Even after trying it for several weeks, Jay found that it was never a relief to come home at the end of the day and try to talk to his wife, Wendy. He often had a hard time putting into words why he was feeling off kilter or wound up. He came up with a blank most of the time. He just knew he wasn’t feeling at his best. He didn’t know what to talk about, but he kept trying. After he and Wendy had talked, he always seemed to feel just as stressed out as he had before.
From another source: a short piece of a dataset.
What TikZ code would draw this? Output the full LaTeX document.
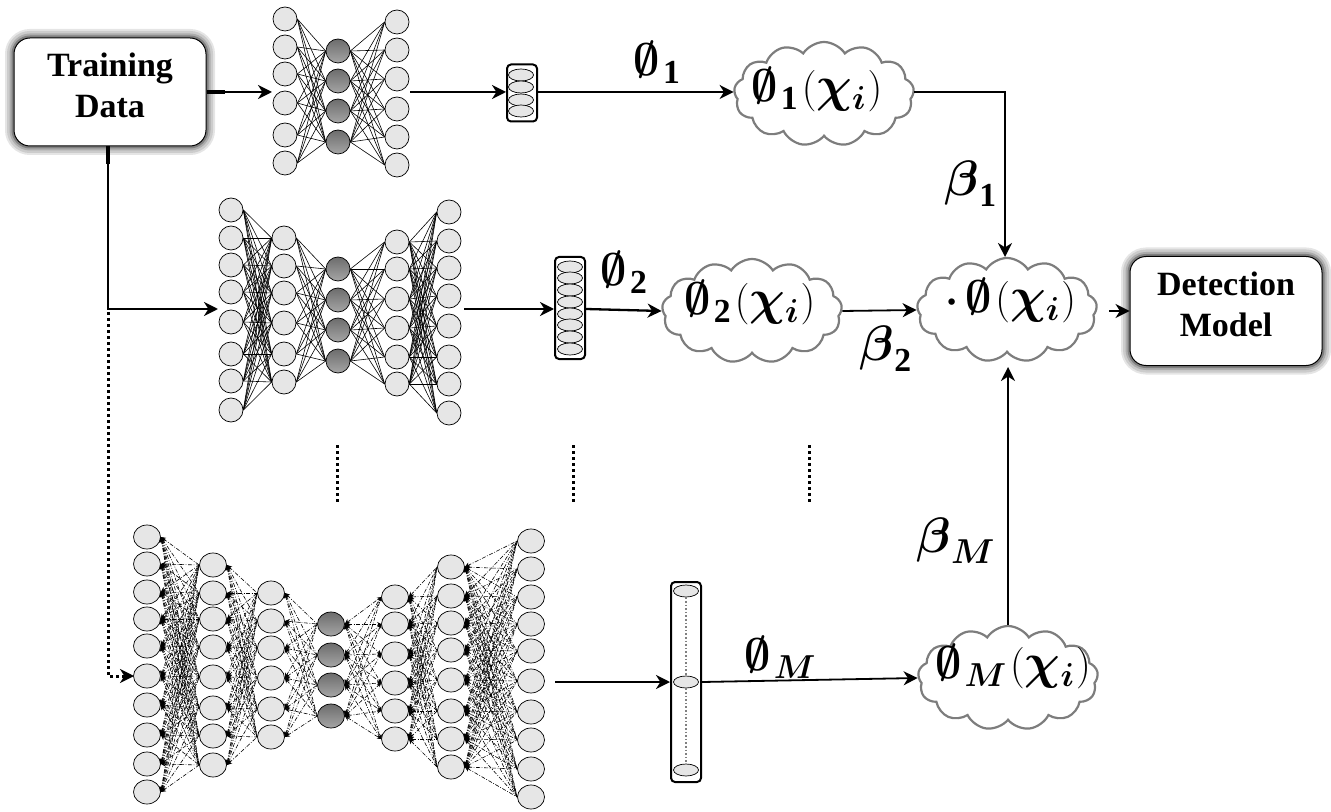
\documentclass[tikz,border=0pt]{standalone}
\usepackage{amsmath}
\usepackage{amssymb}
\usepackage{graphicx}
\usepackage{fontspec}
\setmainfont{Liberation Serif}
\usetikzlibrary{shapes.geometric, shapes.symbols, arrows.meta}
\definecolor{neuronfill}{RGB}{230, 230, 230}
\definecolor{cloudline}{RGB}{125, 125, 125}

\newcommand{\netlayer}[4]{\foreach \yy [count=\ii] in {#4} {\node[#3] (#1-\ii) at (#2,\yy) {};}}
\newcommand{\netlinks}[5]{\foreach \aa in {1,...,#3} {\foreach \bb in {1,...,#5} {\draw[#1] (#2-\aa.east) -- (#4-\bb.west);}}}
\newcommand{\subtext}[1]{\raisebox{-4pt}{\scalebox{0.8}{$#1$}}}
\newcommand{\phiset}{\scalebox{1.1}{$\boldsymbol{\emptyset}$}}
\newcommand{\phisub}[1]{\phiset\kern1.5pt\subtext{#1}}
\newcommand{\chiarg}{\kern2pt$($\scalebox{1.2}{$\boldsymbol{\chi}$}\subtext{\boldsymbol{i}}\kern1pt$)$}

\begin{document}
\begin{tikzpicture}[
    x=0.5pt, y=-0.5pt,
    neuron/.style={draw, ellipse, line width=0.35pt, fill=neuronfill, inner sep=0pt, minimum width=12pt, minimum height=12pt},
    hidden/.style={neuron, top color=gray!85!black, bottom color=gray!70},
    wideneuron/.style={neuron, minimum width=13.5pt},
    widehidden/.style={hidden, minimum width=13.5pt},
    code/.style={draw, ellipse, line width=0.35pt, fill=neuronfill, inner sep=0pt, minimum width=12.5pt, minimum height=6pt},
    codebox/.style={draw, rounded corners=2pt, line width=1pt, inner sep=0pt, minimum width=15pt},
    link/.style={line width=0.3pt},
    dashlink/.style={line width=0.3pt, dash pattern=on 2pt off 0.8pt on 0.4pt off 0.8pt},
    backlink/.style={dashlink, {Stealth[length=2.5pt, width=2.5pt]}-},
    bothlink/.style={dashlink, {Stealth[length=2.5pt, width=2.5pt]}-{Stealth[length=2pt, width=2pt]}},
    arrow/.style={-{Stealth[length=7pt, width=7pt, inset=2.2pt]}, line width=1.15pt},
    thinarrow/.style={-{Stealth[length=7pt, width=7pt, inset=2.2pt]}, line width=0.9pt},
    dotline/.style={line width=1.5pt, dash pattern=on 1.5pt off 1.5pt},
    datanode/.style={draw, rounded corners=8pt, line width=0.5pt, fill=white, align=center, text depth=6.5pt, font=\fontsize{17}{20.5}\selectfont\bfseries,
        preaction={draw=gray!20, line width=9pt}, preaction={draw=gray!40, line width=7pt},
        preaction={draw=gray!65, line width=4.5pt}, preaction={draw=gray, line width=2.5pt}},
    bubble/.style={draw=cloudline, cloud, cloud puffs=13, cloud puff arc=115, aspect=1.75, line width=1.1pt, fill=white, inner sep=0pt, minimum width=90pt, minimum height=52pt},
    formula/.style={font=\fontsize{21}{25}\selectfont},
    weight/.style={font=\fontsize{21}{25}\selectfont},
    betalabel/.style={font=\fontsize{24}{28}\selectfont}
]
    \useasboundingbox (0,0) rectangle (1331,812);

    % Boxes
    \node[datanode, minimum width=96pt, minimum height=54pt] (train) at (110,92) {Training\\Data};
    \node[datanode, minimum width=96pt, minimum height=54.5pt] (detect) at (1226,311) {Detection\\Model};

    % Top network
    \netlayer{a1}{285}{neuron}{19,47,74,103,135,163}
    \netlayer{a2}{338}{hidden}{51,81,111,142}
    \netlayer{a3}{397}{neuron}{22,50,79,109,137,165}
    \netlinks{link}{a1}{6}{a2}{4}
    \netlinks{link}{a2}{4}{a3}{6}

    % Middle network
    \netlayer{b1}{231}{neuron}{210,238,265,292,322,354,381,410}
    \netlayer{b2}{284}{neuron}{238,266,293,323,354,382}
    \netlayer{b3}{338}{hidden}{269,300,330,361}
    \netlayer{b4}{397}{neuron}{242,269,299,328,357,384}
    \netlayer{b5}{449}{neuron}{212,241,268,296,326,357,384,413}
    \netlinks{link}{b1}{8}{b2}{6}
    \netlinks{link}{b2}{6}{b3}{4}
    \netlinks{link}{b3}{4}{b4}{6}
    \netlinks{link}{b4}{6}{b5}{8}

    % Bottom network
    \netlayer{c1}{147}{wideneuron}{537,564,592,619,646,676,705,735,764,792}
    \netlayer{c2}{213}{wideneuron}{565,593,619,647,677,708,736,765}
    \netlayer{c3}{271}{wideneuron}{593,621,648,678,709,737}
    \netlayer{c4}{331}{widehidden}{624,655,685,716}
    \netlayer{c5}{395}{wideneuron}{597,624,654,683,711,739}
    \netlayer{c6}{451}{wideneuron}{567,596,623,650,680,711,739,767}
    \netlayer{c7}{531}{wideneuron}{541,569,597,624,651,681,712,740,769,797}
    \netlinks{backlink}{c1}{10}{c2}{8}
    \netlinks{backlink}{c2}{8}{c3}{6}
    \netlinks{backlink}{c3}{6}{c4}{4}
    \netlinks{bothlink}{c4}{4}{c5}{6}
    \netlinks{backlink}{c5}{6}{c6}{8}
    \netlinks{backlink}{c6}{8}{c7}{10}

    % Code boxes
    \node[codebox, minimum height=28.5pt] (code1) at (522,93) {};
    \netlayer{e1}{521}{code}{75,87,100,111}
    \node[codebox, minimum height=51pt] (code2) at (570,308) {};
    \netlayer{e2}{570}{code}{267,278,290,302,314,325,337,349}
    \node[codebox, minimum height=100pt] (code3) at (686,682) {};
    \netlayer{e3}{686}{code}{591,682,770}
    \draw[gray, densely dotted, line width=0.8pt] (e3-1) -- (e3-2);
    \draw[gray, densely dotted, line width=0.8pt] (e3-2) -- (e3-3);

    % Clouds
    \node[bubble] (phi1) at (824,94) {};
    \node[bubble] (phi2) at (752,311) {};
    \node[bubble] (phisum) at (1007,310) {};
    \node[bubble] (phim) at (1008,678) {};
    \node[formula] (phi1txt) at (817,90) {\phisub{\mathbf{1}}\chiarg};
    \node[formula] (phi2txt) at (750,303) {\phisub{\mathbf{2}}\chiarg};
    \node[formula] (phisumtxt) at (1011,301) {$\boldsymbol{\cdot}$\kern3pt\phiset\chiarg};
    \node[formula] (phimtxt) at (1013,667) {\phisub{\boldsymbol{M}}\chiarg};

    % Free ends of the arrows
    \coordinate (net1in) at (272,92);
    \coordinate (net1out) at (410,92);
    \coordinate (net2in) at (218,309);
    \coordinate (net2out) at (464,309);
    \coordinate (net3out) at (555,682);
    \coordinate (trainout) at (108,146);
    \coordinate (branch) at (108,312);
    \coordinate (net3in) at (134,676);
    \coordinate (sumout) at (1109,311);
    \coordinate (sumtop) at (1005,257);
    \coordinate (sumbottom) at (1008,367);

    % Arrows
    \draw[arrow] (train.east |- net1in) -- (net1in);
    \draw[line width=1.7pt] (train.east |- net1in) -- ++(18,0);
    \draw[arrow] (net1out) -- (net1out -| code1.west);
    \draw[arrow] (code1.east |- net1out) -- (phi1.west |- net1out);
    \draw[thinarrow] (phi1.east |- net1out) -| (sumtop);
    \draw[arrow] (trainout) |- (net2in);
    \draw[line width=1.7pt] (trainout) -- ++(0,18);
    \draw[arrow] (net2out) -- (net2out -| code2.west);
    \draw[arrow] (code2.east |- net2out) -- (phi2.west);
    \draw[thinarrow] (phi2.east) -- (phisum.west);
    \draw[thinarrow] (sumout) -- (detect.west |- sumout);
    \draw[dotline, -{Stealth[length=7pt, width=7pt, inset=2.2pt]}] (branch) |- (net3in);
    \draw[arrow] (net3out) -- (net3out -| code3.west);
    \draw[thinarrow] (code3.east |- net3out) -- (phim.west);
    \draw[thinarrow] (phim.north) -- (sumbottom);

    % Labels
    \node[weight] (lab1) at (657,62) {\phisub{\mathbf{1}}};
    \node[weight] (lab2) at (624,272) {\phisub{\mathbf{2}}};
    \node[weight] (labm) at (780,657) {\phisub{\boldsymbol{M}}};
    \node[betalabel] (beta1) at (971,184) {$\boldsymbol{\beta}_{\mathbf{1}}$};
    \node[betalabel] (beta2) at (886,349) {$\boldsymbol{\beta}_{\mathbf{2}}$};
    \node[betalabel] (betam) at (956,541) {$\boldsymbol{\beta}_{\boldsymbol{M}}$};

    % Dots between the rows
    \foreach \xx in {337,573,809} {
        \draw[dotline] (\xx,445) -- (\xx,503);
    }
\end{tikzpicture}
\end{document}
I didn’t think Jay was just resisting something that was good for him. I encouraged him to honor his own experience and keep exploring options. Even though it didn’t seem to particularly help him to connect through words, I knew that connecting with Wendy in some way might provide what he needed at the end of the day, the very time he was the most vulnerable to the pull of pornography. But how could he let her know that he was in need when he was feeling off without talking about it? He decided that it would be easier for him to hold her longer when they hugged or give her the thumbs down about his day. He thought that when he was feeling particularly in need he might even put his head on her shoulder as they watched TV together. Then, what could they do together that would feel more natural and satisfying to him than trying to verbalize his uneasiness right when he had the least desire to talk? We came up with a short list of options:
- Sit close to each other out on the back porch swing
- Listen to music together
- Take a walk together
- Scratch each other’s backs while they watched TV
- Leave the TV off and just spoon on the couch or bed
- Turn off the phone and all other electronic devices and just sit together in a quiet, dimly lit room or out on the grass in the backyard.